-- Start Given information --

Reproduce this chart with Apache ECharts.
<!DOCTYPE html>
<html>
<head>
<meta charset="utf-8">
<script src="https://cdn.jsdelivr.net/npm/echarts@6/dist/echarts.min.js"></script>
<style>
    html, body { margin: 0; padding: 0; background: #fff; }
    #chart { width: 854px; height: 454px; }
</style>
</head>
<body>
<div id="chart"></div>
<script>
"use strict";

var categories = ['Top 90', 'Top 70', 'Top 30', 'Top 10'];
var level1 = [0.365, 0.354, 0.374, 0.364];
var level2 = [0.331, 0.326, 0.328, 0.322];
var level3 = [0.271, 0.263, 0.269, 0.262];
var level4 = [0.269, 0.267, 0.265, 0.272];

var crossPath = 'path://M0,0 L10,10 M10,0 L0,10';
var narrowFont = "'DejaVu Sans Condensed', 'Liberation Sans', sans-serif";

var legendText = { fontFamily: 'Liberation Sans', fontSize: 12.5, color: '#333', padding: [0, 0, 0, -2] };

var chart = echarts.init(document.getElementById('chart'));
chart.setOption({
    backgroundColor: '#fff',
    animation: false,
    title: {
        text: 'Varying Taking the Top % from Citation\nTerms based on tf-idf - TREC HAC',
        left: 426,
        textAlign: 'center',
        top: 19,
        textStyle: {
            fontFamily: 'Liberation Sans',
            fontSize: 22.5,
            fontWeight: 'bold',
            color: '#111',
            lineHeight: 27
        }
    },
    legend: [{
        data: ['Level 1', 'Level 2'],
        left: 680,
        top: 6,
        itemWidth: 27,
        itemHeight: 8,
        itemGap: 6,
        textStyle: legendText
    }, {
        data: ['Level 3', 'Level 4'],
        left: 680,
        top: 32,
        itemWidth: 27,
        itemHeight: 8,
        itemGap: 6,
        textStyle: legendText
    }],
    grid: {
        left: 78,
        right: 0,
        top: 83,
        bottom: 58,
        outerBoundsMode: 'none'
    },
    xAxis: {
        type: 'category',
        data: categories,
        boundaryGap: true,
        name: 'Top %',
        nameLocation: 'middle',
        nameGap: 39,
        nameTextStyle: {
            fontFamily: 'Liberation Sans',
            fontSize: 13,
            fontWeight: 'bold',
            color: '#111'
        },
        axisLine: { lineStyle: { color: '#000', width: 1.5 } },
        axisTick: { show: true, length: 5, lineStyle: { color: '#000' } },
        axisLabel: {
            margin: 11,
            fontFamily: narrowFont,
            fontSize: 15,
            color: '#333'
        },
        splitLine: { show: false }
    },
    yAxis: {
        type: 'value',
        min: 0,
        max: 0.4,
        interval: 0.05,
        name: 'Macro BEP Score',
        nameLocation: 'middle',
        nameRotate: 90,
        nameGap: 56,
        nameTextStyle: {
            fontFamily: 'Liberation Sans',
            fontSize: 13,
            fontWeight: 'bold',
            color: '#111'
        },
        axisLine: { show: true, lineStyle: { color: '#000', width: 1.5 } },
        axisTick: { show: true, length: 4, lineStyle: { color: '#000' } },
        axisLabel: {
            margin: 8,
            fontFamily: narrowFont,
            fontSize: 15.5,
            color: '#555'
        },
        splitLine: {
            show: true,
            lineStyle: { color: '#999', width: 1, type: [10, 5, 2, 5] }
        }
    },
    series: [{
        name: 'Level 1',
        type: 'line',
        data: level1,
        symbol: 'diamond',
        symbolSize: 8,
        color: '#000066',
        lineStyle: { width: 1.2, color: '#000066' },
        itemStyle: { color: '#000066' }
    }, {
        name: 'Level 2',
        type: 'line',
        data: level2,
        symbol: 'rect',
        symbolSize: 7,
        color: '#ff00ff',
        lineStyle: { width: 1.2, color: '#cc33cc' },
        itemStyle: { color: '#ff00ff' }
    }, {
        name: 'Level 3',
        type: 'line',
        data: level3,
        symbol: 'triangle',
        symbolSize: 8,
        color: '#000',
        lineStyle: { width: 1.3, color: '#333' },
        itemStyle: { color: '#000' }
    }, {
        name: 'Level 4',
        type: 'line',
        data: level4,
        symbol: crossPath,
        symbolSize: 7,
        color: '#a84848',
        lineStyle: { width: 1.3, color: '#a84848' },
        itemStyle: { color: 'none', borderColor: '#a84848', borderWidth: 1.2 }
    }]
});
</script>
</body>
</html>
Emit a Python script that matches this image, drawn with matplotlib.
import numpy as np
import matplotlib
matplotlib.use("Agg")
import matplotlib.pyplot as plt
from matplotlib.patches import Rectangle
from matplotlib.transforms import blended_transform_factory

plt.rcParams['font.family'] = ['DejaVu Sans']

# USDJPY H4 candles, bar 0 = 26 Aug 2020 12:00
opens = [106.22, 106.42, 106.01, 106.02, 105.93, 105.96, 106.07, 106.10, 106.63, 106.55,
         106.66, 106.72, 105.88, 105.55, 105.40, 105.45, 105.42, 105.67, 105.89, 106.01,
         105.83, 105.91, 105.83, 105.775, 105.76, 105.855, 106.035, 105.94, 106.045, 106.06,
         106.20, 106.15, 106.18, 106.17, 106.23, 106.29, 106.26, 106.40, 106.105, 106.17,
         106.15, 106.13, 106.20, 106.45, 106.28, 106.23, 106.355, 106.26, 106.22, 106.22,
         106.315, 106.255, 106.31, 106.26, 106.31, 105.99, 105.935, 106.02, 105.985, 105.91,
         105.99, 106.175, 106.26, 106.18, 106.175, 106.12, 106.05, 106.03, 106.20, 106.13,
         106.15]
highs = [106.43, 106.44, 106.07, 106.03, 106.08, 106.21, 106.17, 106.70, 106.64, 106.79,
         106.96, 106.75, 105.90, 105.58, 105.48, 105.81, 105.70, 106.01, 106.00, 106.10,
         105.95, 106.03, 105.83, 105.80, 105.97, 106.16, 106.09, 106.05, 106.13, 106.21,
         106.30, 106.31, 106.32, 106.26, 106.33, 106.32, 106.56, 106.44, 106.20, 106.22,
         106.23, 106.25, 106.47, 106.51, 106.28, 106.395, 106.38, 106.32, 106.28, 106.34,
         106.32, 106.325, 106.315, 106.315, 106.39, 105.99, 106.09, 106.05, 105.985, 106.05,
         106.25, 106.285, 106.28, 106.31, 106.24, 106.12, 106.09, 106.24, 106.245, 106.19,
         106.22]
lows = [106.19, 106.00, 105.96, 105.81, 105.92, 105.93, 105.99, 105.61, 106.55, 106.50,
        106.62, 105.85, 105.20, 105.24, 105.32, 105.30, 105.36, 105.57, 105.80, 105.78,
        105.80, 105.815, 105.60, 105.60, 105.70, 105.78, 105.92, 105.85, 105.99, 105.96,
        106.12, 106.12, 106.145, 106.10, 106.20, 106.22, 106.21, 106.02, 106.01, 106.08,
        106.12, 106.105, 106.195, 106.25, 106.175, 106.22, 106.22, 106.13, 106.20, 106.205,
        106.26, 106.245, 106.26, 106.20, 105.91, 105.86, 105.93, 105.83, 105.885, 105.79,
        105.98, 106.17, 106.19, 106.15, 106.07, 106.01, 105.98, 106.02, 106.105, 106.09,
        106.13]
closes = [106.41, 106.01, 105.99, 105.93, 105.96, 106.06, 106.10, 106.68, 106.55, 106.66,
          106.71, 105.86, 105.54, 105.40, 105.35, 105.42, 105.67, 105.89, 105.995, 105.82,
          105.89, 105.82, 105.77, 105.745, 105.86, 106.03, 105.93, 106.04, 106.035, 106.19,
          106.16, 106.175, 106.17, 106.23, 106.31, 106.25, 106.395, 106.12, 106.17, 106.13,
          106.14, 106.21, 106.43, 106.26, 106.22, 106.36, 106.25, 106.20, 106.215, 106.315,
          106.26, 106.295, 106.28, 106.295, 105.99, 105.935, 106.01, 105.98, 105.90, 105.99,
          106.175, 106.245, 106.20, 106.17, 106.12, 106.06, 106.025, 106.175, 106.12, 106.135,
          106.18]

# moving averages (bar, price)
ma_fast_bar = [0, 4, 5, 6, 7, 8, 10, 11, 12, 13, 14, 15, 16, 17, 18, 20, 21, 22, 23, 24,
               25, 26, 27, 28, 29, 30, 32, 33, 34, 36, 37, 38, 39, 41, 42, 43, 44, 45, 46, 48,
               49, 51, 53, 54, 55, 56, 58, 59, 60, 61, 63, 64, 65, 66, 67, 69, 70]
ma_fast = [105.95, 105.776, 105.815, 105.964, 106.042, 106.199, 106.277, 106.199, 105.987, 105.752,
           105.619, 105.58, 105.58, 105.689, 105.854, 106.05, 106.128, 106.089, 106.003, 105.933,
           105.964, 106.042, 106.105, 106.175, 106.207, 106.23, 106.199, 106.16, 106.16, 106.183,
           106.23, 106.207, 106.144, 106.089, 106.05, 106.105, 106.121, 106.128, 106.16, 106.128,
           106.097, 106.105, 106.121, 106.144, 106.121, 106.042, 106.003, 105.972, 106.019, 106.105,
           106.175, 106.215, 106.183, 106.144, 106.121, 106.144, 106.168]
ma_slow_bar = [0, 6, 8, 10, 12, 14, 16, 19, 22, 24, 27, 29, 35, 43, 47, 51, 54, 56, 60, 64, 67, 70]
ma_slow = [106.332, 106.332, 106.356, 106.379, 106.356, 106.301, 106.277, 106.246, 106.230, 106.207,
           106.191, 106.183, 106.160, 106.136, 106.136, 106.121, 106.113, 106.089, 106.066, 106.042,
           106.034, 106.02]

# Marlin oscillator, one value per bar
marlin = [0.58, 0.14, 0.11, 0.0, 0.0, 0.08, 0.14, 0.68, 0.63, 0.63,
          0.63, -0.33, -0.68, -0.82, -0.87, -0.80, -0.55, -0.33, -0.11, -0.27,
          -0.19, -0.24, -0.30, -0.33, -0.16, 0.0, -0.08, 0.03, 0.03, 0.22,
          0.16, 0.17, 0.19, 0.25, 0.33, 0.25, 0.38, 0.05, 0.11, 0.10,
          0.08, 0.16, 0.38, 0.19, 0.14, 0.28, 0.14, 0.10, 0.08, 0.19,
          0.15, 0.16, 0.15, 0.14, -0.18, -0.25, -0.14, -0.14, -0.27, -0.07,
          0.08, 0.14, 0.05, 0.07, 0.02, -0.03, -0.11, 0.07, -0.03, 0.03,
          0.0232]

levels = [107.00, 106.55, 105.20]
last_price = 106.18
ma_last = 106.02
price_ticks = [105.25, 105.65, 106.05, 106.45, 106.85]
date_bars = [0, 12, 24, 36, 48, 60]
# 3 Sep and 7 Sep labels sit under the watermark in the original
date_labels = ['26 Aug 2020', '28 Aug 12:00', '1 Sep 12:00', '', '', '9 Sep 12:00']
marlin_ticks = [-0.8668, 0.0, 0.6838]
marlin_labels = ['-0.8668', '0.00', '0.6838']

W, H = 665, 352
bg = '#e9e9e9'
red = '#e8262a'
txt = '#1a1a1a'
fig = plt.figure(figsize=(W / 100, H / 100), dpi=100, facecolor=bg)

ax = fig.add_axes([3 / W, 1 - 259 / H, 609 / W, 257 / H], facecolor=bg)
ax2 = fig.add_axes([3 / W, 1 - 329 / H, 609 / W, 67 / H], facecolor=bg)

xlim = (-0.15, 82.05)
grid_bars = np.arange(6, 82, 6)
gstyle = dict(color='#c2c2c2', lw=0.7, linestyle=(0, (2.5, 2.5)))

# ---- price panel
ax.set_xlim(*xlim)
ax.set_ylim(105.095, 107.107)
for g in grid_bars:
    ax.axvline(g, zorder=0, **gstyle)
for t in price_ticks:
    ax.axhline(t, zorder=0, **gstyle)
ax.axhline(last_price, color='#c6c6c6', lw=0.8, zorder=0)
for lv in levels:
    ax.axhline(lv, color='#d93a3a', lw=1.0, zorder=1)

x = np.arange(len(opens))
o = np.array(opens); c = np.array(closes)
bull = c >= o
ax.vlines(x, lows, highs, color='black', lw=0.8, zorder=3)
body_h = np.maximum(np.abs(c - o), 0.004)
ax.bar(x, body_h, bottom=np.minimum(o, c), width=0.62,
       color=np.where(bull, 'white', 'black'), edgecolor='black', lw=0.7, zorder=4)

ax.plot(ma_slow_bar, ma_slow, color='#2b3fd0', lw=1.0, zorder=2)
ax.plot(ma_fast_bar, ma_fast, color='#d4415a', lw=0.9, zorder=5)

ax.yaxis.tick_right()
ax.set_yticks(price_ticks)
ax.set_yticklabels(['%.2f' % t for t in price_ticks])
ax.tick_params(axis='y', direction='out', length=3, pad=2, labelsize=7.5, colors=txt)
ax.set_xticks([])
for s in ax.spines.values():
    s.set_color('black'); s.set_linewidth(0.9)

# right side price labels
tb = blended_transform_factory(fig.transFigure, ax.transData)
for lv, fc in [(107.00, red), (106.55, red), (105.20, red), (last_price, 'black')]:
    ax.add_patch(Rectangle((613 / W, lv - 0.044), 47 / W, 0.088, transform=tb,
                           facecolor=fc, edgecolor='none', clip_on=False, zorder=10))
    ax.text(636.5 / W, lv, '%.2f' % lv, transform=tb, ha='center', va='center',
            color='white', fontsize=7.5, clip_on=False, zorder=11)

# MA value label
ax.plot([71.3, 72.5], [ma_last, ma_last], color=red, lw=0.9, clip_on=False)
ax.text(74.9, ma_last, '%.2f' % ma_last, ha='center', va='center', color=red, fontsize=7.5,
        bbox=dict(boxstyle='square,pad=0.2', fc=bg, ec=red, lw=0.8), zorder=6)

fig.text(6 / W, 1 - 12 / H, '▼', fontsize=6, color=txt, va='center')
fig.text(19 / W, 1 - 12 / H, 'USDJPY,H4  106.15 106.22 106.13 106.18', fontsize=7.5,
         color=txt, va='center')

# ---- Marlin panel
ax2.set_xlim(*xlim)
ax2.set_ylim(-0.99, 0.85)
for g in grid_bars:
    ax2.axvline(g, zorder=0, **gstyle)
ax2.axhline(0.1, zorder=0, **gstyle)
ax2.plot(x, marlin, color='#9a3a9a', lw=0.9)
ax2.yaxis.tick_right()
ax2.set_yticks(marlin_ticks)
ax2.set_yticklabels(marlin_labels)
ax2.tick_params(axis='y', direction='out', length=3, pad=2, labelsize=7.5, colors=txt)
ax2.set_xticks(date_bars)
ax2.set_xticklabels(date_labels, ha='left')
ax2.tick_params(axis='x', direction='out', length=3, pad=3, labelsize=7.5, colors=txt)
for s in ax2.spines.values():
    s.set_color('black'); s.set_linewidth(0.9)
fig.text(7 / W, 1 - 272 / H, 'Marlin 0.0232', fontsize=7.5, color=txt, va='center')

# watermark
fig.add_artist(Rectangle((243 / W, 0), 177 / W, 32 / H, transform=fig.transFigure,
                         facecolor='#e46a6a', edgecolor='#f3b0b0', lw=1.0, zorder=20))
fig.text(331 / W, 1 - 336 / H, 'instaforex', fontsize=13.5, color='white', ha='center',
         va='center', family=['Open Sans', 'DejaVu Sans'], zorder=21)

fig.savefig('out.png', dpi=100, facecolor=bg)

-- End Given information --

Exercise instructions => Exactly as they stand, set down the lines from the top of the data through the line with "padding: [0, 0, 0, -2]".

Response for this exercise =>
Reproduce this chart with Apache ECharts.
<!DOCTYPE html>
<html>
<head>
<meta charset="utf-8">
<script src="https://cdn.jsdelivr.net/npm/echarts@6/dist/echarts.min.js"></script>
<style>
    html, body { margin: 0; padding: 0; background: #fff; }
    #chart { width: 854px; height: 454px; }
</style>
</head>
<body>
<div id="chart"></div>
<script>
"use strict";

var categories = ['Top 90', 'Top 70', 'Top 30', 'Top 10'];
var level1 = [0.365, 0.354, 0.374, 0.364];
var level2 = [0.331, 0.326, 0.328, 0.322];
var level3 = [0.271, 0.263, 0.269, 0.262];
var level4 = [0.269, 0.267, 0.265, 0.272];

var crossPath = 'path://M0,0 L10,10 M10,0 L0,10';
var narrowFont = "'DejaVu Sans Condensed', 'Liberation Sans', sans-serif";

var legendText = { fontFamily: 'Liberation Sans', fontSize: 12.5, color: '#333', padding: [0, 0, 0, -2] };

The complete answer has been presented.